Required task: Could the lines from the start of the data through the line with "Chart.defaults.color = '#222';" be set down exactly, with no pictures among them?

## start

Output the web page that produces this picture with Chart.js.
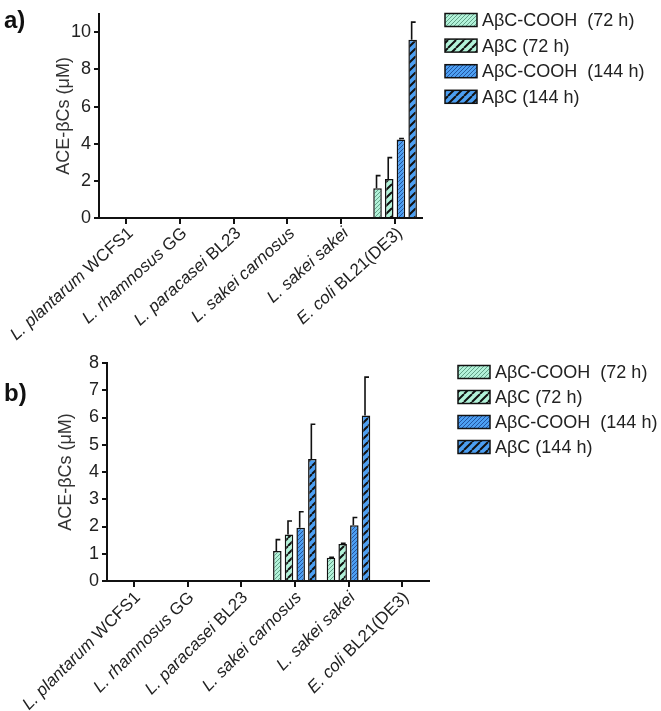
<!DOCTYPE html>
<html>
<head>
<meta charset="utf-8">
<script src="https://cdn.jsdelivr.net/npm/chart.js@4.4.1/dist/chart.umd.min.js"></script>
<style>
  body { margin: 0; background: #fff; }
  #wrapA { position: absolute; left: 0; top: 0; }
  #wrapB { position: absolute; left: 0; top: 330px; }
</style>
</head>
<body>
<div id="wrapA"><canvas id="chartA" width="661" height="350"></canvas></div>
<div id="wrapB"><canvas id="chartB" width="661" height="381"></canvas></div>
<script>
Chart.defaults.font.family = '"Liberation Sans", Arial, sans-serif';
Chart.defaults.color = '#222';

// strains (italic part + plain part)
const strainItalic = ['L. plantarum', 'L. rhamnosus', 'L. paracasei', 'L. sakei carnosus', 'L. sakei sakei', 'E. coli'];
const strainPlain = ['WCFS1', 'GG', 'BL23', '', '', 'BL21(DE3)'];
const strainLabels = strainItalic.map((s, i) => strainPlain[i] ? s + ' ' + strainPlain[i] : s);

const seriesNames = ['A\u03B2C-COOH  (72 h)', 'A\u03B2C (72 h)', 'A\u03B2C-COOH  (144 h)', 'A\u03B2C (144 h)'];

// panel a
const a_cooh72 = [null, null, null, null, null, 1.6];
const a_abc72 = [null, null, null, null, null, 2.1];
const a_cooh144 = [null, null, null, null, null, 4.23];
const a_abc144 = [null, null, null, null, null, 9.6];
const a_err_cooh72 = [0, 0, 0, 0, 0, 0.68];
const a_err_abc72 = [0, 0, 0, 0, 0, 1.15];
const a_err_cooh144 = [0, 0, 0, 0, 0, 0.05];
const a_err_abc144 = [0, 0, 0, 0, 0, 0.95];

// panel b
const b_cooh72 = [null, null, null, 1.1, 0.85, null];
const b_abc72 = [null, null, null, 1.71, 1.36, null];
const b_cooh144 = [null, null, null, 1.95, 2.05, null];
const b_abc144 = [null, null, null, 4.48, 6.07, null];
const b_err_cooh72 = [0, 0, 0, 0.42, 0.02, 0];
const b_err_abc72 = [0, 0, 0, 0.49, 0.02, 0];
const b_err_cooh144 = [0, 0, 0, 0.59, 0.28, 0];
const b_err_abc144 = [0, 0, 0, 1.27, 1.41, 0];

// hatch patterns
function hatch(bg, line, size, lw) {
  const c = document.createElement('canvas');
  c.width = size; c.height = size;
  const g = c.getContext('2d');
  g.fillStyle = bg;
  g.fillRect(0, 0, size, size);
  g.strokeStyle = line;
  g.lineWidth = lw;
  g.beginPath();
  for (let k = -1; k <= 1; k++) {
    g.moveTo(k * size, size);
    g.lineTo(k * size + size, 0);
  }
  g.stroke();
  return g.createPattern(c, 'repeat');
}

const mint = '#b2f2d9';
const blue = '#4c9ff2';
const fills = [
  hatch(mint, '#5a9880', 4, 0.9),
  hatch(mint, '#111', 8, 2),
  hatch(blue, '#1f4d96', 4, 0.9),
  hatch(blue, '#111', 8, 2)
];

function makeSets(vals, errs) {
  return vals.map((v, i) => ({
    label: seriesNames[i],
    data: v,
    err: errs[i],
    backgroundColor: fills[i],
    borderColor: '#111',
    borderWidth: 1.5,
    borderSkipped: 'start',
    categoryPercentage: 0.87,
    barPercentage: 0.73
  }));
}

// error bars (upper only, cap to the right)
const errorBars = {
  id: 'errorBars',
  afterDatasetsDraw(chart) {
    const ctx = chart.ctx;
    const ys = chart.scales.y;
    ctx.save();
    ctx.strokeStyle = '#111';
    ctx.lineWidth = 1.6;
    chart.data.datasets.forEach((ds, i) => {
      const meta = chart.getDatasetMeta(i);
      meta.data.forEach((el, j) => {
        const v = ds.data[j];
        const e = ds.err[j];
        if (v == null || !e) return;
        const yt = ys.getPixelForValue(v + e);
        const x = el.x - 1;
        ctx.beginPath();
        ctx.moveTo(x, el.y);
        ctx.lineTo(x, yt);
        ctx.moveTo(x - 0.8, yt);
        ctx.lineTo(x + 4, yt);
        ctx.stroke();
      });
    });
    ctx.restore();
  }
};

// rotated strain labels with italic genus part
const strainTicks = {
  id: 'strainTicks',
  afterDraw(chart, args, opts) {
    const ctx = chart.ctx;
    const xs = chart.scales.x;
    ctx.save();
    ctx.fillStyle = '#222';
    ctx.textBaseline = 'middle';
    ctx.textAlign = 'left';
    strainItalic.forEach((it, i) => {
      const x = xs.getPixelForTick(i);
      const y = xs.top;
      const fi = 'italic 17px "Liberation Sans", Arial, sans-serif';
      const fp = '17px "Liberation Sans", Arial, sans-serif';
      const plain = strainPlain[i] ? ' ' + strainPlain[i] : '';
      ctx.font = fi;
      const w1 = ctx.measureText(it).width;
      ctx.font = fp;
      const w2 = ctx.measureText(plain).width;
      ctx.save();
      ctx.translate(x + opts.dx, y + opts.dy);
      ctx.rotate(-opts.angle * Math.PI / 180);
      ctx.font = fi;
      ctx.fillText(it, -(w1 + w2), 0);
      ctx.font = fp;
      ctx.fillText(plain, -w2, 0);
      ctx.restore();
    });
    ctx.restore();
  }
};

// legend + panel letter
const sideLegend = {
  id: 'sideLegend',
  afterDraw(chart, args, opts) {
    const ctx = chart.ctx;
    ctx.save();
    chart.data.datasets.forEach((ds, i) => {
      const y = opts.top + i * opts.step;
      ctx.fillStyle = ds.backgroundColor;
      ctx.fillRect(opts.x, y - 6.5, 32, 13);
      ctx.strokeStyle = '#111';
      ctx.lineWidth = 1.5;
      ctx.strokeRect(opts.x, y - 6.5, 32, 13);
      ctx.fillStyle = '#222';
      ctx.font = '18px "Liberation Sans", Arial, sans-serif';
      ctx.textBaseline = 'middle';
      ctx.fillText(ds.label, opts.x + 37, y + 1);
    });
    ctx.fillStyle = '#111';
    ctx.font = 'bold 24px "Liberation Sans", Arial, sans-serif';
    ctx.textBaseline = 'alphabetic';
    ctx.fillText(opts.letter, 4, opts.letterY);
    ctx.restore();
  }
};

function makeChart(id, sets, yMax, pad, yWidth, xHeight, legendOpts, labelOpts) {
  return new Chart(document.getElementById(id), {
    type: 'bar',
    data: { labels: strainLabels, datasets: sets },
    plugins: [errorBars, strainTicks, sideLegend],
    options: {
      responsive: false,
      animation: false,
      layout: { padding: pad },
      plugins: {
        legend: { display: false },
        tooltip: { enabled: false },
        sideLegend: legendOpts,
        strainTicks: labelOpts
      },
      scales: {
        x: {
          grid: { drawOnChartArea: false, offset: false, color: '#111', lineWidth: 2, tickLength: 6 },
          border: { color: '#111', width: 2 },
          ticks: { autoSkip: false, color: 'rgba(0,0,0,0)', maxRotation: 0, font: { size: 6 } },
          afterFit(s) { s.height = xHeight; }
        },
        y: {
          min: 0,
          max: yMax,
          grid: { drawOnChartArea: false, color: '#111', lineWidth: 2, tickLength: 5 },
          border: { color: '#111', width: 2 },
          ticks: { stepSize: yMax > 10 ? 2 : 1, includeBounds: false, font: { size: 18 }, color: '#222', padding: 3 },
          title: { display: true, text: 'ACE-\u03B2Cs (\u03BCM)', font: { size: 18 }, color: '#333', padding: 4 },
          afterFit(s) { s.width = yWidth; }
        }
      }
    }
  });
}

makeChart('chartA',
  makeSets([a_cooh72, a_abc72, a_cooh144, a_abc144], [a_err_cooh72, a_err_abc72, a_err_cooh144, a_err_abc144]),
  11, { left: 49, right: 239, top: 2, bottom: 0 }, 50, 132,
  { x: 445, top: 20, step: 25.6, letter: 'a)', letterY: 28 },
  { angle: 42, dx: 5, dy: 13 });

makeChart('chartB',
  makeSets([b_cooh72, b_abc72, b_cooh144, b_abc144], [b_err_cooh72, b_err_abc72, b_err_cooh144, b_err_abc144]),
  8, { left: 51, right: 232, top: 33, bottom: 0 }, 56, 130,
  { x: 458, top: 42, step: 25, letter: 'b)', letterY: 71 },
  { angle: 45, dx: 4, dy: 14 });
</script>
</body>
</html>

## end

Solution below:
Output the web page that produces this picture with Chart.js.
<!DOCTYPE html>
<html>
<head>
<meta charset="utf-8">
<script src="https://cdn.jsdelivr.net/npm/chart.js@4.4.1/dist/chart.umd.min.js"></script>
<style>
  body { margin: 0; background: #fff; }
  #wrapA { position: absolute; left: 0; top: 0; }
  #wrapB { position: absolute; left: 0; top: 330px; }
</style>
</head>
<body>
<div id="wrapA"><canvas id="chartA" width="661" height="350"></canvas></div>
<div id="wrapB"><canvas id="chartB" width="661" height="381"></canvas></div>
<script>
Chart.defaults.font.family = '"Liberation Sans", Arial, sans-serif';
Chart.defaults.color = '#222';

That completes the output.